Modern Hoover Myths: Part I

Former President Herbert Hoover shaking hands, 1940

Popular histories are meant to provide a broad audience access to history that is not written exclusively for an academic audience. As such, the writing tends to be livelier with numerous anecdotes that are memorable but might lack veracity. Footnotes, that are intended to keep academic writings honest by showing readers where they can find the original source for information in the text, are usually absent in popular history books. Rather than footnotes, a summary of secondary sources might be provided. Readers must trust the author as providing accurate information. Numerous questionable characteristics attributed to Herbert Hoover have made their way into popular portrayals. In a series of blog posts, these attributes will be examined. The first is: “Hoover did not like shaking hands.”

Hand shaking goes back centuries and has a well-established place in business and politics. Hand sanitizers became a necessity at White House receiving lines in recent administrations. The COVID-19 pandemic did not end hand shaking although it was briefly replaced by elbow and fist bumps. Hoover was no glad-hander and took steps to limit the number of delegations who wanted to visit the White House to shake hands with the President. Presidents held an annual ritual on New Year’s Day by inviting the diplomatic corps followed by the public to visit the White House and shake hands with the President. Theodore Roosevelt holds the record for the most hands shaken with 8,510 visitors on New Year’s Day 1907. Hand shaking is not easy. Done improperly results in a sore hand. The political writer Theodore White indicated that John F. Kennedy had to take lessons on how to grip hands when campaigning in 1960 because he suffered from sore hands early in the campaign. Hoover shook hands with nearly 3,000 at a reception for the American Bar Association in October 1932 causing his hand to bleed. The following day, Hoover wore a bandage on his hand. A casting of Abraham Lincoln’s right hand taken by Leonard Wells Volk in May 1860 shortly after receiving the party nomination for president shows a swollen hand. He had greeted so many well-wishers that he cut the top of a broom handle to hold reducing the pain of making a fist for the plaster mold. All these examples underscore the difficulty of shaking hundreds of hands without bruising your own hand in the process.
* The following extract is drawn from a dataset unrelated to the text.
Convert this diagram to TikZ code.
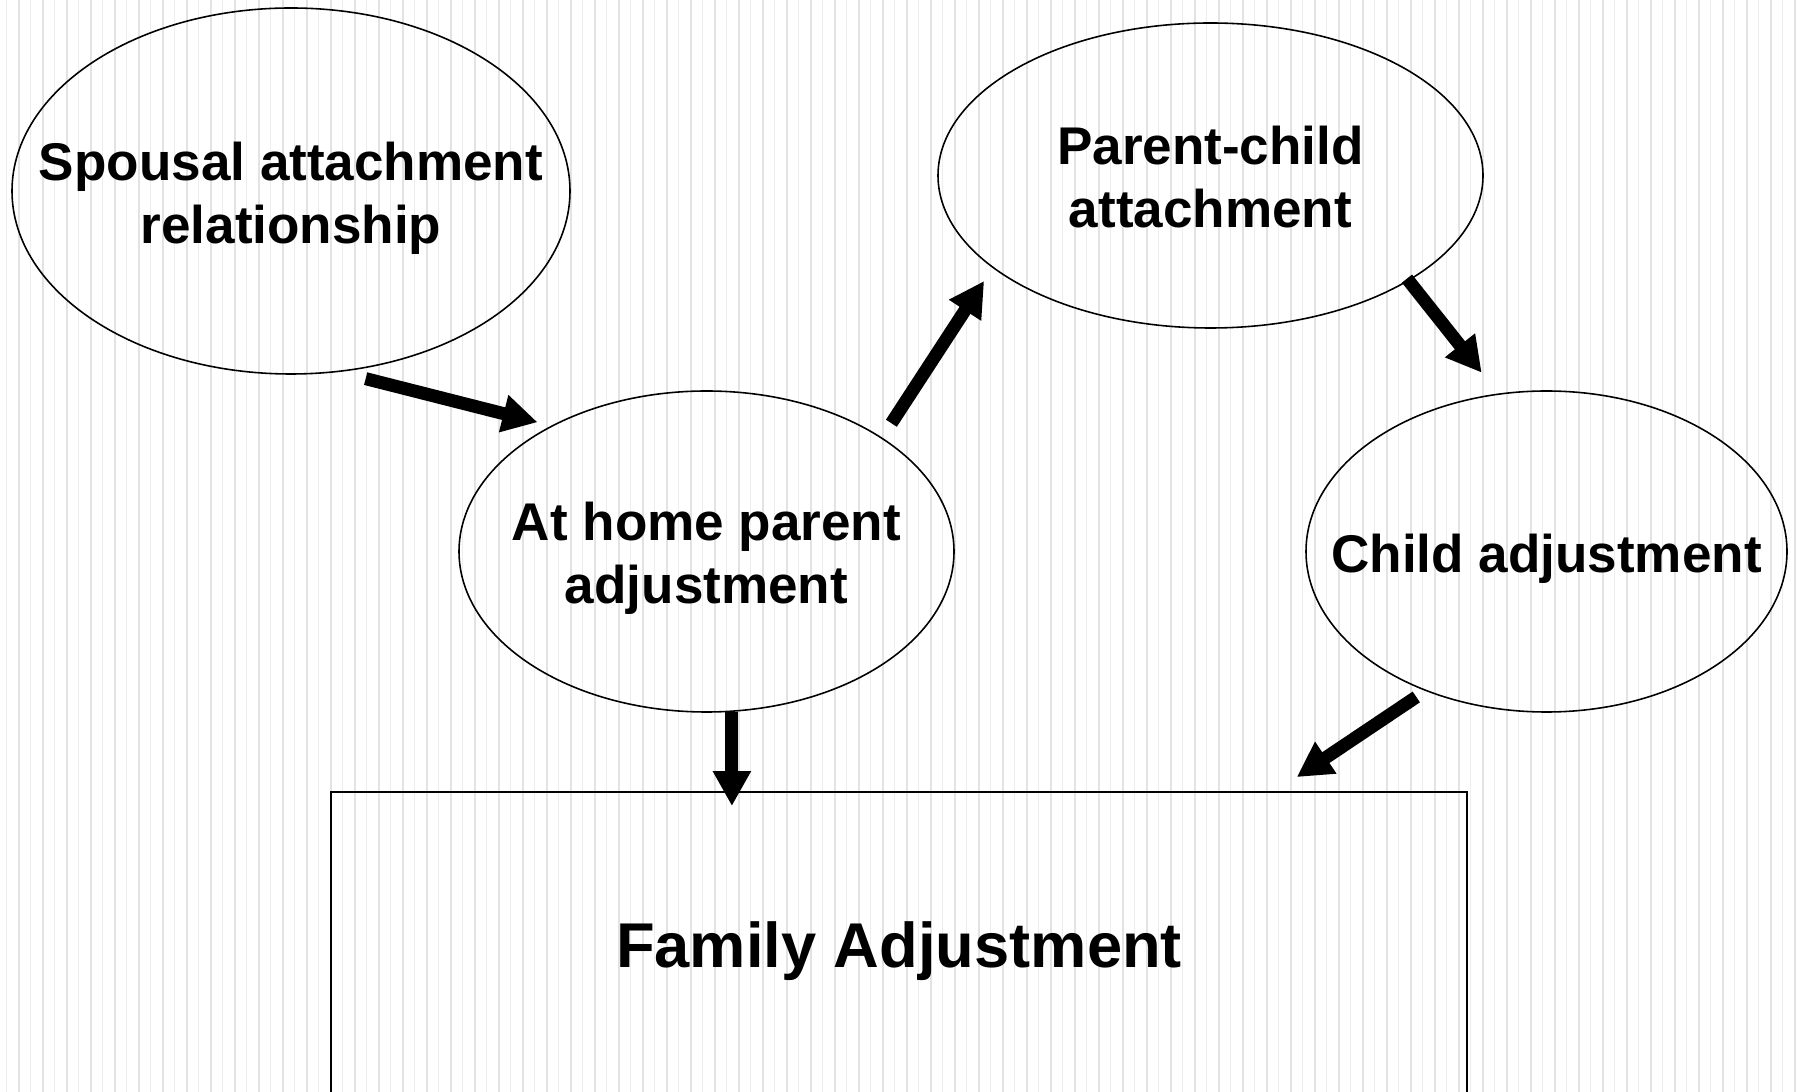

There is no evidence that Hoover opposed hand shaking either as a businessman or a public official. Numerous photographs and newsreels show him engaged in this age-old custom. He continued the annual tradition of greeting the diplomatic corps and public on New Year’s Day until 1933. Having lost the presidency in the 1932 election, Hoover decided to go fishing in Florida and dispensed with tradition. Franklin Roosevelt and his successors thought it a good idea to let go of the New Year’s Day tradition and limited hand shaking to receiving lines at official White House functions.